Tuesday, August 21, 2007

God always answers

http://therooksfamily.blogspot.com/2007/07/i-find-my-discipline-in-reading-bible.html A couple of weeks ago, I wrote a journal that really just turned into a prayer. And I wanted to followup and say as always, God heard me and answered me, as always. Sometimes it's not the answer I wanted or guessed it would - but He does always answer. Sometimes the answer is... not right now - I have something better for you.

But in this specific prayer request from a couple weeks ago, God answered me. God did refresh me and let me start over. I truly felt renewed (gradually) and I was at peace again and... happy. He freed up times during my day and made it very effident to me WHEN I can read the Bible. When I had some free time during the day, He nudged at me and said, "Randi now would be a great time to read the Word" . He helped me get back on track - even though I'm not completely where I need to be in my daily habits - He's helping me get there.

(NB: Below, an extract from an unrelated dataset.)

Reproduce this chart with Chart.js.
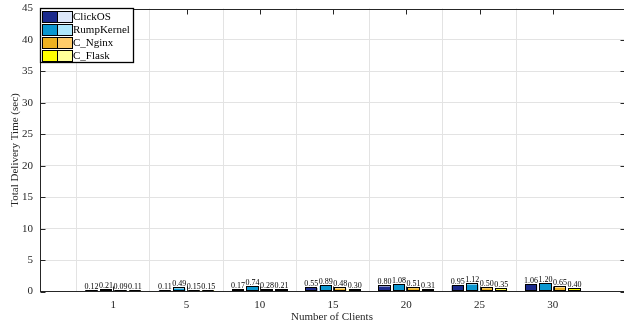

He even helped me realize that I can surrender to the battle of Lennox's dog hair everywhere (my frustration with that was a post from a couple days ago) -- it's okay. I just have to do the best I can and realize that my house won't ever be perfect. I can't give up though - doing a little bit each day is better than doing nothing. I need to remember that the way my house looks is nothing compared to what it is filled with -- love, patience, peace and fun! The rest will fall into place.

His answer to my question on finding my purpose came in the form of words from my husband Brandon in a book he was reading called "Quiet Strength" by Tony Dungy (coach and super bowl winner for the Colts). Brandon said, "well even though you may not know what exact roles God has for you in the future... I think I have an answer for your question on what your life purpose is.....

'I coach football. But the good I can do to glorify God along the way is my real purpose. I want to help people see the path to eternal life through Christ, to enjoy an abundant life now, and to fulfill their God-given purposes here.... I love coaching football and winning a Super Boal was a goal I've had for a long time. But it has never been my purpose in life. My purpose is simply to glorify God. We have to be careful that we don't let the pursit of our life's goals, no matter how important they seem, cause us to lose sight of our purpose.' - Tony Dungy"

So now I have words for what my purpose is. I KNEW this before - but I needed a reminder!! And as always my strong wise husband was there being God's arms for me that day.

Right now I have life goals, roles, talents, and spiritual gifts God has given me - and I will have more goals, roles and challenges in the future. But now I can put into words what my underlying purpose is.

To glorify God in all areas of my life and to lead others to the Creator who can give them eternal life, love, acceptance, prosperity and approval.

Thanks God for answering my prayers and pleas. Help me today to get one step closer to you and to what you want me to be. It's true... the sun always does come out tomorrow! There's always hope and with each new sunrise - you can be a better, refreshed new you again!




Sunset at the south end - our spot



Sunsrise at my in laws

Monday, August 20, 2007

Lessons from a fly


Well --- my mind really does work in mysterious ways haha.


Today there were 2 flies trapped in my house (maybe attracted to my roses? I don't know).


Anyway - they have been driving us crazy since last night and as I was making some sweet tea (yes I'm a regular 'ol southern mama now) at the sink - I just watched him on my "dream" sign gazing out the window.


In my head I had these thoughts:


"Wow, I really want him out of this house. And I bet that he really wants out of here too. Wow, I never really thought of it from the fly's perspective. But he's just so ANNOYING. He won't even just stop for a second and realize that I'm opening the door for him - he can leave. He's too busy going CRAZY probably all hysteric because he's trapped. I wonder if he wants to be like that. I don't think he's willing (or in his case able) to change.


I figure the only 2 ways I can get him out are


  1. to kill him and he might not like that or

  2. somehow change the way he acts

woah --- I had a deep moment then. I bet that is what God is thinking of us humans sometimes. Sometimes I'm shouting, God I want out of here. I need help, I want to be closer to you, I want to be absolutely FREE from this xyz (addiction, pain, guilt, low self esteem, unhappiness, depression, lack of hope) ----- but I'm not really willing to change. I want you to just magically set me free.


It doesn't work like that. God wants us to be FREE and absolutely victorious and prosperous in our life - but to get closer to Him to be free of what we are chained to, we need to surrender. We need to surrender our habits, surrender our attitudes, our way of live. We need to change. He will give us the strength and discipline we need to have -- but have we asked for it? Do we REALLY want to change, do we REALLY want drastic changes in our live.


If only that fly knew I could REALLY REALLY help him if he would just give a little. It would have saved him from being smashed shoofly on my fly swatter.


Well I hear you God --- and I love it that you love me enough to teach me through flies.